To Everything There Is A Season …


The Pete Seeger classic, “Turn, Turn, Turn”, proclaims that everything has its time.  In Scottish football today, the concept whose time has come is change.

The buzz word is “reconstruction” … but how – and when, with so little time in hand after five months squandered in pointless, unnecessary navel-gazing over the Rangers “problem”, which, had it been handled properly, need not have been so tumultuous for our national obsession.

But that’s quite a different debate that I don’t intend to get into here.

We are where we are and the burning issue now is, where do we go from here?  How do we embrace change and move the game forward, as it needs, with so little time and so little room for manoeuvre?

Well, we at 25thMay1967 believe that quite a lot can be done to revitalise our structure and the wow factor in Scottish football without doing very much at all.  Indeed, simply by making the most of what we have but doing it a little differently, a little more imaginatively, competitiveness and interest can be re-injected into our football, almost at a stroke.

So, here it is.

One of the best things in football is getting one over on your local rivals – “Derby Day” regional bragging rights if you like.  Admittedly, not so easy for Celtic at the moment, or for the foreseeable future; but derby games against local rivals make the game more meaningful and appetising to everyone, clubs, season ticket holders, pay-at-the-gaters and armchair fans alike.

Increasing the size of the league makes it more likely for all teams to have a regional rival, so it’s a no-brainer – in the longer term, a reversion to the historical “18-teams-playing-each-other-twice-a-season” format works for us; but there is neither the appetite nor the time for such a set-up in the SPL short term.  There is, however, a subtle trick we could apply to give every team in the league a bit more to play for, make the earlier stages of the league more competitive and extend the interest factor further into the season – without really changing anything at all, just working with what we have … but more imaginatively.

Take the current twelve SPL clubs and split them into 4 regional groups of 3 teams, as follows, operating on the current system, with the end-of-season sprint-finish “split”:

The league is then scheduled as normal over the first 33 match days, in the process of which, everyone will have played each of their “regional” rivals three times, as well as the rest of the league.  The head-to-head mini-group clashes would see the points gained added both to the overall league table and to the appropriate sub-group.  This would  effectively create regional mini-leagues within (but separate  from) the main table,  crucially, without adding any extra games to the current schedule.
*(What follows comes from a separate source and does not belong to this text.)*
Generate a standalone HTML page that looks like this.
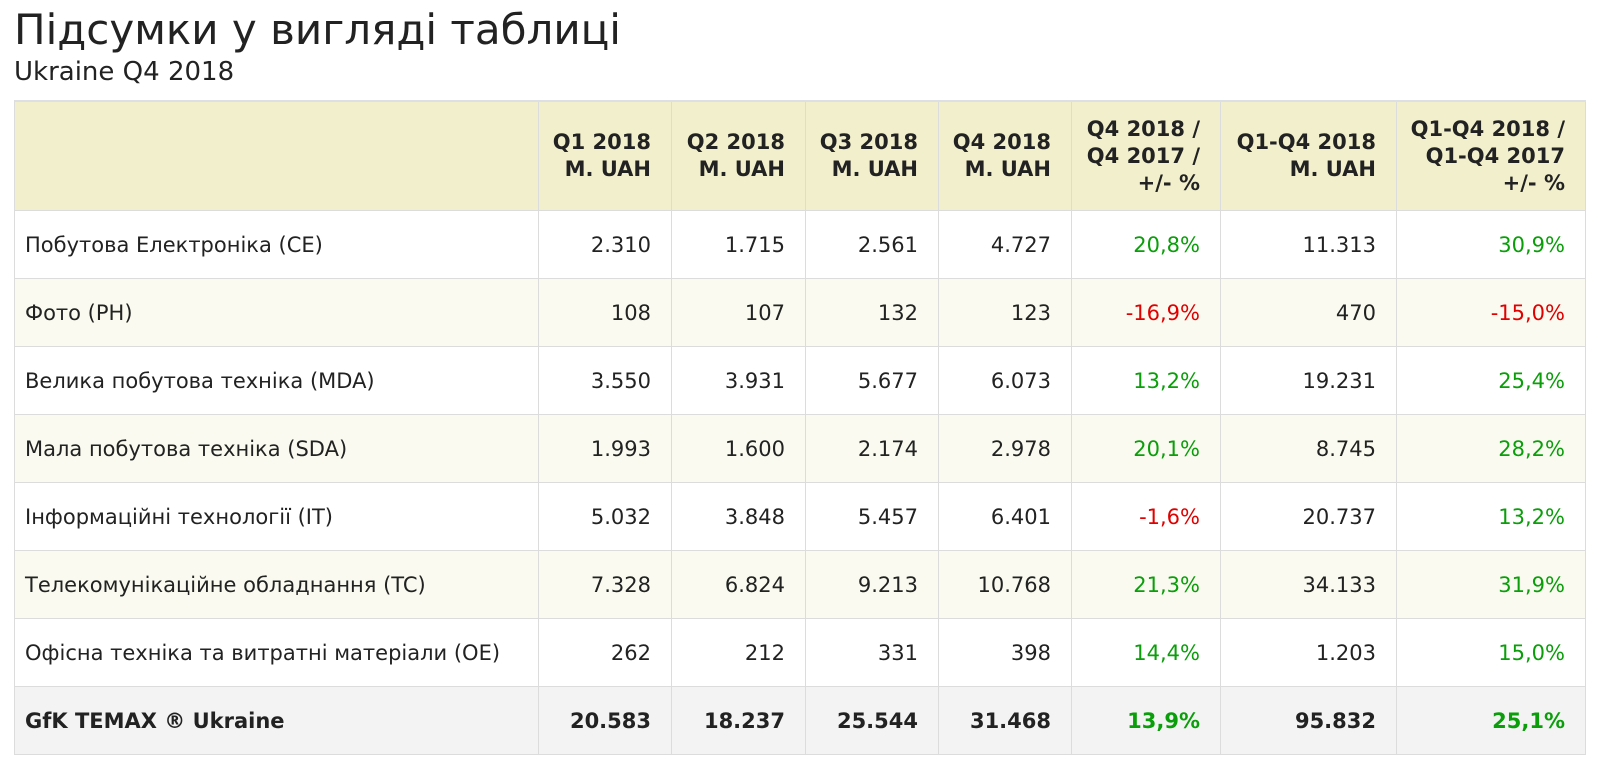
<!DOCTYPE html>
<html><head><meta charset="utf-8"><style>
html,body{margin:0;width:1599px;height:763px;overflow:hidden;background:#fff;font-family:"DejaVu Sans","Liberation Sans",sans-serif;color:#222;}
h1{position:absolute;left:14px;top:4px;margin:0;font-weight:normal;font-size:42px;line-height:52px;}
h2{position:absolute;left:14px;top:56px;margin:0;font-weight:normal;font-size:26px;line-height:32px;}
.g0{position:absolute;left:14px;top:100px;display:grid;grid-template-columns:524px 133px 134px 133px 133px 149px 176px 189px;grid-template-rows:109px 68px 68px 68px 68px 68px 68px 68px 68px;font-size:21px;border-left:1px solid #dcdcdc;border-top:2px solid #dde0e3;}
.g0>div{box-sizing:border-box;border-right:1px solid #dcdcdc;border-bottom:1px solid #dcdcdc;display:flex;align-items:center;justify-content:flex-end;text-align:right;padding:0 20px 0 10px;white-space:nowrap;}
.g0>div.l{justify-content:flex-start;text-align:left;}
.g0>div.h{background:#f2f0cc;font-weight:bold;line-height:27px;}
.g0>div.a{background:#fafaf0;}
.g0>div.t{background:#f3f3f3;font-weight:bold;}
.g{color:#0a9e0a}.r{color:#e00000}
</style></head><body>
<h1>Підсумки у вигляді таблиці</h1>
<h2>Ukraine Q4 2018</h2>
<div class="g0">
<div class="h"></div><div class="h">Q1 2018<br>M. UAH</div><div class="h">Q2 2018<br>M. UAH</div><div class="h">Q3 2018<br>M. UAH</div><div class="h">Q4 2018<br>M. UAH</div><div class="h">Q4 2018 /<br>Q4 2017 /<br>+/- %</div><div class="h">Q1-Q4 2018<br>M. UAH</div><div class="h">Q1-Q4 2018 /<br>Q1-Q4 2017<br>+/- %</div>
<div class="l">Побутова Електроніка (CE)</div><div>2.310</div><div>1.715</div><div>2.561</div><div>4.727</div><div class="g">20,8%</div><div>11.313</div><div class="g">30,9%</div>
<div class="l a">Фото (PH)</div><div class="a">108</div><div class="a">107</div><div class="a">132</div><div class="a">123</div><div class="a r">-16,9%</div><div class="a">470</div><div class="a r">-15,0%</div>
<div class="l">Велика побутова техніка (MDA)</div><div>3.550</div><div>3.931</div><div>5.677</div><div>6.073</div><div class="g">13,2%</div><div>19.231</div><div class="g">25,4%</div>
<div class="l a">Мала побутова техніка (SDA)</div><div class="a">1.993</div><div class="a">1.600</div><div class="a">2.174</div><div class="a">2.978</div><div class="a g">20,1%</div><div class="a">8.745</div><div class="a g">28,2%</div>
<div class="l">Інформаційні технології (IT)</div><div>5.032</div><div>3.848</div><div>5.457</div><div>6.401</div><div class="r">-1,6%</div><div>20.737</div><div class="g">13,2%</div>
<div class="l a">Телекомунікаційне обладнання (TC)</div><div class="a">7.328</div><div class="a">6.824</div><div class="a">9.213</div><div class="a">10.768</div><div class="a g">21,3%</div><div class="a">34.133</div><div class="a g">31,9%</div>
<div class="l">Офісна техніка та витратні матеріали (OE)</div><div>262</div><div>212</div><div>331</div><div>398</div><div class="g">14,4%</div><div>1.203</div><div class="g">15,0%</div>
<div class="l t">GfK TEMAX ® Ukraine</div><div class="t">20.583</div><div class="t">18.237</div><div class="t">25.544</div><div class="t">31.468</div><div class="t g">13,9%</div><div class="t">95.832</div><div class="t g">25,1%</div>
</div>
</body></html>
When the teams in each mini-group meet, there would be more at stake: A) the overall title; B) the regional championship; and C) the localised bragging rights that come with victory.  At the same time, games against clubs from the other areas would retain their edge, as the outcome would influence both overall league standings and mini-league hopes.

The season would then conclude with five post-split games to decide the eventual overall champions, European qualification, relegation etc, as at present.

Every season we would have the following honours up for grabs without the need to add any more games to the schedule:

1. Scottish League Champions

2. Regional Champions

3. League Cup Winners

4. Scottish Cup Winners

European qualification would continue as at present, within the strictures of the UEFA co-efficient system.

We see no reason not to give something like this a go to see how much interest it might generate, not only from fans but crucially, at this critical time, from sponsors and broadcasters.  It could prove especially popular and exciting when it comes down to the matches that eventually decides the regional championships.

There are likely to be fewer meaningless games, both early doors and as the season unfolds and the micro- competitions come to a head.  From a commercial viewpoint, clubs would likely not be shy in selling the  “Regional Champions” t-shirts and other associated memorabilia!

All for no more than the cost of producing a few new trophies and medals – what have we got to lose?